Dürüstlük, itibar, güvenilirlik, çalışma hayatının olmazsa olmaz değerleriydi. Zaten insanlık, genel anlamda, iyi niyet etiği ve hukukunun karşıtlarına üstün gelmesiyle ileriye doğru gidebilmiştir. Konu ticaret ise iki tarafın, yani üreticinin ve müşterinin çıkarlarını denkleştiren hakkaniyet ve eşitliği gözeten ticaret, konu çalışan ise çalışanın da haklarını ve yaratılan katma değerden hakça bir pay almasını sağlayabilecek dürüst uygulamalar, konu yönetim ve ilişkiler ise sorumluluk ve hesap verilebilirliği temel alan ilkelerle davranmak, iş dünyası öznelerinin önemli bir kesiminin sıkı sıkıya bağlı olduğu bir durumdu.. 

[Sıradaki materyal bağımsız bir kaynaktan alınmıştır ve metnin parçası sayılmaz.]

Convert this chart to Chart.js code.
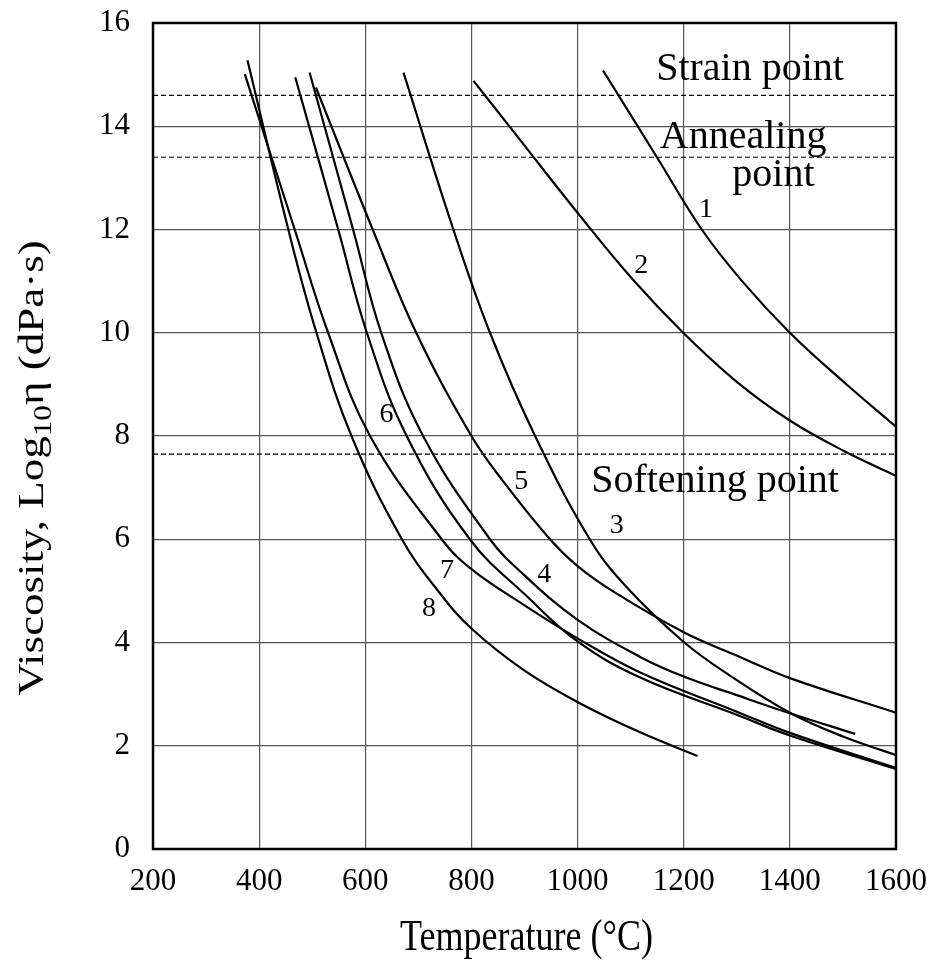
<!DOCTYPE html>
<html>
<head>
<meta charset="utf-8">
<title>Viscosity of glasses vs temperature</title>
<script src="https://cdn.jsdelivr.net/npm/chart.js@4.4.1/dist/chart.umd.min.js"></script>
<style>
  html, body { margin: 0; padding: 0; background: #fff; }
  #wrap { width: 932px; height: 962px; }
</style>
</head>
<body>
<div id="wrap"><canvas id="viscosityChart" width="932" height="962"></canvas></div>
<script>
// axis ticks
var xTicks = [200, 400, 600, 800, 1000, 1200, 1400, 1600];
var yTicks = [0, 2, 4, 6, 8, 10, 12, 14, 16];

// temperature (°C) and log10 viscosity (dPa·s)
var temp1 = [1048, 1149, 1234, 1310, 1400, 1500, 1600];
var visc1 = [15.08, 13.41, 12.0, 11.0, 10.0, 9.06, 8.18];

var temp2 = [804, 892, 1001, 1105, 1199, 1300, 1400, 1500, 1600];
var visc2 = [14.88, 13.73, 12.31, 11.02, 10.0, 9.05, 8.30, 7.72, 7.23];

var temp3 = [672, 766, 835, 920, 1023, 1090, 1199, 1287, 1400, 1500, 1600];
var visc3 = [15.04, 12.0, 10.0, 8.0, 6.0, 5.10, 4.02, 3.36, 2.64, 2.18, 1.82];

var temp4 = [495, 577, 630, 709, 835, 900, 1000, 1118, 1200, 1300, 1400, 1523];
var visc4 = [15.04, 12.0, 10.0, 8.0, 6.0, 5.3, 4.44, 3.72, 3.34, 2.98, 2.63, 2.23];

var temp5 = [507, 614, 696, 800, 860, 948, 1000, 1070, 1200, 1306, 1400, 1600];
var visc5 = [14.75, 12.0, 10.0, 8.0, 7.12, 6.0, 5.48, 4.97, 4.2, 3.72, 3.31, 2.64];

var temp6 = [468, 549, 603, 678, 797, 904, 1000, 1118, 1300, 1400, 1600];
var visc6 = [14.95, 12.0, 10.0, 8.0, 6.0, 4.90, 4.02, 3.32, 2.60, 2.20, 1.55];

var temp7 = [373, 467, 530, 609, 744, 800, 900, 1000, 1118, 1300, 1400, 1600];
var visc7 = [15.01, 12.0, 10.0, 8.0, 6.0, 5.42, 4.72, 4.08, 3.42, 2.66, 2.25, 1.57];

var temp8 = [378, 455, 508, 574, 669, 741, 800, 898, 1005, 1118, 1226];
var visc8 = [15.28, 12.0, 10.0, 8.0, 6.0, 4.95, 4.27, 3.47, 2.82, 2.26, 1.80];

// strain, annealing and softening points (log10 viscosity)
var fixedPointNames = ['Strain point', 'Annealing point', 'Softening point'];
var fixedPointVisc = [14.6, 13.4, 7.65];

var curveNames = ['1', '2', '3', '4', '5', '6', '7', '8'];
var curveTemps = [temp1, temp2, temp3, temp4, temp5, temp6, temp7, temp8];
var curveViscs = [visc1, visc2, visc3, visc4, visc5, visc6, visc7, visc8];

// where the curve numbers and the point names sit, in data units
var numberSpots = [[1242, 12.38], [1120, 11.30], [1074, 6.26], [937, 5.31],
                   [894, 7.11], [640, 8.41], [754, 5.39], [720, 4.66]];
var nameSpots = [
    { text: 'Strain point', t: 1325, v: 14.90 },
    { text: 'Annealing', t: 1312, v: 13.57 },
    { text: 'point', t: 1369, v: 12.84 },
    { text: 'Softening point', t: 1259, v: 6.92 }
];

var serif = '"Liberation Serif", "Times New Roman", serif';

var datasets = [];
curveNames.forEach(function (name, i) {
    datasets.push({
        label: name,
        data: curveTemps[i].map(function (t, j) { return { x: t, y: curveViscs[i][j] }; }),
        showLine: true,
        borderColor: '#000',
        borderWidth: 2.2,
        pointRadius: 0,
        tension: 0.4,
        fill: false
    });
});
fixedPointNames.forEach(function (name, i) {
    datasets.push({
        label: name,
        data: [{ x: xTicks[0], y: fixedPointVisc[i] }, { x: xTicks[xTicks.length - 1], y: fixedPointVisc[i] }],
        showLine: true,
        borderColor: '#000',
        borderWidth: 1.2,
        borderDash: [5, 3],
        pointRadius: 0,
        fill: false
    });
});

// drop the label overhang padding so the plot box stays where the layout puts it
function pinAxis(axis) {
    axis.paddingTop = 0;
    axis.paddingBottom = 0;
    axis.paddingLeft = 0;
    axis.paddingRight = 0;
}

var figureText = {
    id: 'figureText',
    afterDatasetsDraw: function (chart) {
        var ctx = chart.ctx;
        var sx = chart.scales.x, sy = chart.scales.y;
        var area = chart.chartArea;
        ctx.save();
        ctx.fillStyle = '#000';

        ctx.font = '28px ' + serif;
        ctx.textAlign = 'center';
        ctx.textBaseline = 'middle';
        curveNames.forEach(function (name, i) {
            ctx.fillText(name, sx.getPixelForValue(numberSpots[i][0]), sy.getPixelForValue(numberSpots[i][1]));
        });

        ctx.font = '40px ' + serif;
        ctx.textBaseline = 'alphabetic';
        nameSpots.forEach(function (s) {
            ctx.fillText(s.text, sx.getPixelForValue(s.t), sy.getPixelForValue(s.v));
        });

        // frame round the plot
        ctx.strokeStyle = '#000';
        ctx.lineWidth = 2.5;
        ctx.strokeRect(area.left, area.top, area.right - area.left, area.bottom - area.top);
        ctx.restore();
    },
    afterDraw: function (chart) {
        var ctx = chart.ctx;
        var area = chart.chartArea;
        ctx.save();
        ctx.fillStyle = '#000';

        // x axis title
        ctx.font = '36px ' + serif;
        ctx.textAlign = 'center';
        ctx.textBaseline = 'alphabetic';
        ctx.save();
        ctx.translate((area.left + area.right) / 2 + 2, 950);
        ctx.scale(1, 1.25);
        ctx.fillText('Temperature (°C)', 0, 0);
        ctx.restore();

        // y axis title with subscript
        var big = '36px ' + serif, small = '25px ' + serif;
        ctx.font = big;
        var w1 = ctx.measureText('Viscosity, Log').width;
        var w3 = ctx.measureText('η (dPa·s)').width;
        ctx.font = small;
        var w2 = ctx.measureText('10').width;
        var start = -(w1 + w2 + w3) / 2;
        ctx.translate(43, 468);
        ctx.rotate(-Math.PI / 2);
        ctx.scale(1.25, 1);
        ctx.textAlign = 'left';
        ctx.font = big;
        ctx.fillText('Viscosity, Log', start, 0);
        ctx.font = small;
        ctx.fillText('10', start + w1, 8);
        ctx.font = big;
        ctx.fillText('η (dPa·s)', start + w1 + w2, 0);
        ctx.restore();
    }
};

var ctx = document.getElementById('viscosityChart').getContext('2d');
var viscosityChart = new Chart(ctx, {
    type: 'scatter',
    data: { datasets: datasets },
    plugins: [figureText],
    options: {
        responsive: false,
        devicePixelRatio: 1,
        animation: false,
        layout: { padding: { top: 23, right: 36, bottom: 0, left: 0 } },
        plugins: {
            legend: { display: false },
            tooltip: { enabled: false }
        },
        scales: {
            x: {
                type: 'linear',
                min: xTicks[0],
                max: xTicks[xTicks.length - 1],
                afterBuildTicks: function (axis) {
                    axis.ticks = xTicks.map(function (v) { return { value: v }; });
                },
                afterFit: function (axis) { axis.height = 113; pinAxis(axis); },
                grid: { color: '#555', lineWidth: 1.2, drawTicks: false },
                border: { display: false },
                ticks: {
                    color: '#000',
                    padding: 14,
                    maxRotation: 0,
                    font: { family: serif, size: 31 },
                    callback: function (value) { return String(value); }
                }
            },
            y: {
                type: 'linear',
                min: yTicks[0],
                max: yTicks[yTicks.length - 1],
                afterBuildTicks: function (axis) {
                    axis.ticks = yTicks.map(function (v) { return { value: v }; });
                },
                afterFit: function (axis) { axis.width = 153; pinAxis(axis); },
                grid: { color: '#555', lineWidth: 1.2, drawTicks: false },
                border: { display: false },
                ticks: {
                    color: '#000',
                    padding: 23,
                    font: { family: serif, size: 31 },
                    callback: function (value) { return String(value); }
                }
            }
        }
    }
});
</script>
</body>
</html>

Ancak günümüzde ulaştığımız noktada, her bir etik kategori muazzam bir yozlaşmaya konu olduğu gibi erdem-ödev-fayda etiği sıralaması da tamamen tersyüz oldu. Neoliberalizm önce erdem etiği, sonra ödev etiği, en sonra da fayda etiğini gözeterek davranan eskilerin onurlu iş insanının “sözüm senettir” insanı, karakter, sorumluluk ve erdem temelli davranış tipi) yerine bu (doğru) sıralamayı değiştirerek önce fayda etiğini hedefleyen (ki bu da son kertede tam bir mutlak çıkar etiğine dönüşmüştür), sonra (çok gerekiyorsa) ödev etiği, en sonra da (artık biraz olsun kaldıysa) erdem etiğini gözeterek davranan yeni bir bireyler ve kurumlar dünyası yarattı. Hissedar, işveren, çalışan, tedarikçi, müşteri, tüketici ve diğer paydaşlar arasındaki var olması öngörülen güven ve iş barışı kökünden sarsıldı.